start

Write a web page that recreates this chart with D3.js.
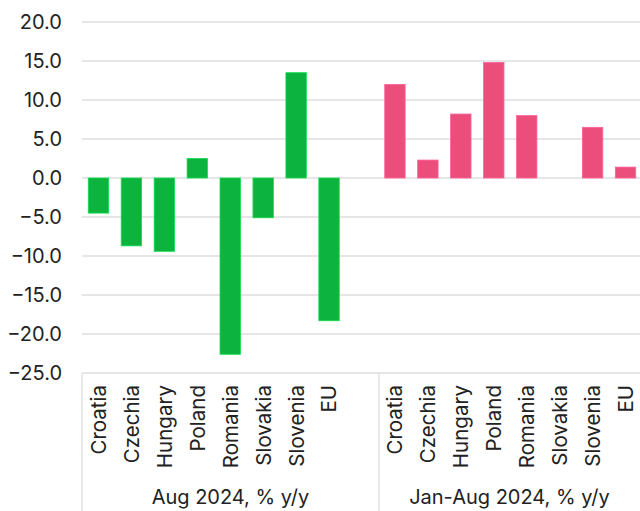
<!DOCTYPE html>
<html>
<head>
<meta charset="utf-8">
<script src="https://cdn.jsdelivr.net/npm/d3@7"></script>
<style>
  body { margin: 0; background: #fff; }
  text { font-family: Inter, "Noto Sans", sans-serif; fill: #222; }
</style>
</head>
<body>
<div id="chart"></div>
<script>
var countries = ["Croatia", "Czechia", "Hungary", "Poland", "Romania", "Slovakia", "Slovenia", "EU"];
var groups = ["Aug 2024, % y/y", "Jan-Aug 2024, % y/y"];
var augValues = [-4.5, -8.7, -9.4, 2.5, -22.6, -5.1, 13.5, -18.3];
var ytdValues = [12.0, 2.3, 8.2, 14.8, 8.0, null, 6.5, 1.4];
var yTicks = [-25, -20, -15, -10, -5, 0, 5, 10, 15, 20];
var colors = ["#0db33f", "#ec4e7c"];

var w = 640, h = 511;
var margin = { left: 82, right: -2, top: 22, plotBottom: 373 };

// one band per country plus an empty slot after the first group
var keys = [];
countries.forEach(function (c) { keys.push("0|" + c); });
keys.push("gap");
countries.forEach(function (c) { keys.push("1|" + c); });

var bars = [];
countries.forEach(function (c, i) {
    bars.push({ key: "0|" + c, name: c, value: augValues[i], g: 0 });
    bars.push({ key: "1|" + c, name: c, value: ytdValues[i], g: 1 });
});

var x = d3.scaleBand().domain(keys).range([margin.left, w - margin.right]).paddingInner(0.38).paddingOuter(0.19);
var y = d3.scaleLinear().domain([-25, 20]).range([margin.plotBottom, margin.top]);

var svg = d3.select("#chart").append("svg").attr("width", w).attr("height", h);

// gridlines
svg.append("g").selectAll("line").data(yTicks).enter().append("line")
    .attr("x1", margin.left).attr("x2", w)
    .attr("y1", function (d) { return y(d); }).attr("y2", function (d) { return y(d); })
    .attr("stroke", "#dedede").attr("stroke-width", 1.3);

// y labels
svg.append("g").selectAll("text").data(yTicks).enter().append("text")
    .attr("x", 62).attr("y", function (d) { return y(d); })
    .attr("dy", "0.36em").attr("text-anchor", "end")
    .style("font-size", "20px")
    .text(function (d) { return d3.format(".1f")(d); });

// bars
svg.append("g").selectAll("rect").data(bars.filter(function (d) { return d.value != null; })).enter().append("rect")
    .attr("x", function (d) { return x(d.key); })
    .attr("width", x.bandwidth())
    .attr("y", function (d) { return y(Math.max(0, d.value)); })
    .attr("height", function (d) { return Math.abs(y(d.value) - y(0)); })
    .attr("fill", function (d) { return colors[d.g]; })
    .attr("stroke", function (d) { return d3.color(colors[d.g]).brighter(0.6); })
    .attr("stroke-width", 0.8);

// category box lines
var divX = x("gap") + x.bandwidth() + x.step() * x.paddingInner() / 2 + 0.5;
var boxLines = [margin.left, divX];
svg.append("g").selectAll("line").data(boxLines).enter().append("line")
    .attr("x1", function (d) { return d; }).attr("x2", function (d) { return d; })
    .attr("y1", margin.plotBottom).attr("y2", h)
    .attr("stroke", "#dedede").attr("stroke-width", 1.3);

// category labels
svg.append("g").selectAll("text").data(bars).enter().append("text")
    .attr("transform", function (d) {
        return "translate(" + (x(d.key) + x.bandwidth() / 2) + "," + 385 + ") rotate(-90)";
    })
    .attr("dy", "0.36em").attr("text-anchor", "end")
    .style("font-size", "20.5px")
    .text(function (d) { return d.name; });

// group labels
var groupCenters = [(margin.left + divX) / 2, (divX + w) / 2];
svg.append("g").selectAll("text").data(groups).enter().append("text")
    .attr("x", function (d, i) { return groupCenters[i]; })
    .attr("y", 504)
    .attr("text-anchor", "middle")
    .style("font-size", "20px")
    .text(function (d) { return d; });
</script>
</body>
</html>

end

WORK REQUIRED = Every line is to be duplicated exactly, though pictures stay out.

EXERCISE RESULT =
Write a web page that recreates this chart with D3.js.
<!DOCTYPE html>
<html>
<head>
<meta charset="utf-8">
<script src="https://cdn.jsdelivr.net/npm/d3@7"></script>
<style>
  body { margin: 0; background: #fff; }
  text { font-family: Inter, "Noto Sans", sans-serif; fill: #222; }
</style>
</head>
<body>
<div id="chart"></div>
<script>
var countries = ["Croatia", "Czechia", "Hungary", "Poland", "Romania", "Slovakia", "Slovenia", "EU"];
var groups = ["Aug 2024, % y/y", "Jan-Aug 2024, % y/y"];
var augValues = [-4.5, -8.7, -9.4, 2.5, -22.6, -5.1, 13.5, -18.3];
var ytdValues = [12.0, 2.3, 8.2, 14.8, 8.0, null, 6.5, 1.4];
var yTicks = [-25, -20, -15, -10, -5, 0, 5, 10, 15, 20];
var colors = ["#0db33f", "#ec4e7c"];

var w = 640, h = 511;
var margin = { left: 82, right: -2, top: 22, plotBottom: 373 };

// one band per country plus an empty slot after the first group
var keys = [];
countries.forEach(function (c) { keys.push("0|" + c); });
keys.push("gap");
countries.forEach(function (c) { keys.push("1|" + c); });

var bars = [];
countries.forEach(function (c, i) {
    bars.push({ key: "0|" + c, name: c, value: augValues[i], g: 0 });
    bars.push({ key: "1|" + c, name: c, value: ytdValues[i], g: 1 });
});

var x = d3.scaleBand().domain(keys).range([margin.left, w - margin.right]).paddingInner(0.38).paddingOuter(0.19);
var y = d3.scaleLinear().domain([-25, 20]).range([margin.plotBottom, margin.top]);

var svg = d3.select("#chart").append("svg").attr("width", w).attr("height", h);

// gridlines
svg.append("g").selectAll("line").data(yTicks).enter().append("line")
    .attr("x1", margin.left).attr("x2", w)
    .attr("y1", function (d) { return y(d); }).attr("y2", function (d) { return y(d); })
    .attr("stroke", "#dedede").attr("stroke-width", 1.3);

// y labels
svg.append("g").selectAll("text").data(yTicks).enter().append("text")
    .attr("x", 62).attr("y", function (d) { return y(d); })
    .attr("dy", "0.36em").attr("text-anchor", "end")
    .style("font-size", "20px")
    .text(function (d) { return d3.format(".1f")(d); });

// bars
svg.append("g").selectAll("rect").data(bars.filter(function (d) { return d.value != null; })).enter().append("rect")
    .attr("x", function (d) { return x(d.key); })
    .attr("width", x.bandwidth())
    .attr("y", function (d) { return y(Math.max(0, d.value)); })
    .attr("height", function (d) { return Math.abs(y(d.value) - y(0)); })
    .attr("fill", function (d) { return colors[d.g]; })
    .attr("stroke", function (d) { return d3.color(colors[d.g]).brighter(0.6); })
    .attr("stroke-width", 0.8);

// category box lines
var divX = x("gap") + x.bandwidth() + x.step() * x.paddingInner() / 2 + 0.5;
var boxLines = [margin.left, divX];
svg.append("g").selectAll("line").data(boxLines).enter().append("line")
    .attr("x1", function (d) { return d; }).attr("x2", function (d) { return d; })
    .attr("y1", margin.plotBottom).attr("y2", h)
    .attr("stroke", "#dedede").attr("stroke-width", 1.3);

// category labels
svg.append("g").selectAll("text").data(bars).enter().append("text")
    .attr("transform", function (d) {
        return "translate(" + (x(d.key) + x.bandwidth() / 2) + "," + 385 + ") rotate(-90)";
    })
    .attr("dy", "0.36em").attr("text-anchor", "end")
    .style("font-size", "20.5px")
    .text(function (d) { return d.name; });

// group labels
var groupCenters = [(margin.left + divX) / 2, (divX + w) / 2];
svg.append("g").selectAll("text").data(groups).enter().append("text")
    .attr("x", function (d, i) { return groupCenters[i]; })
    .attr("y", 504)
    .attr("text-anchor", "middle")
    .style("font-size", "20px")
    .text(function (d) { return d; });
</script>
</body>
</html>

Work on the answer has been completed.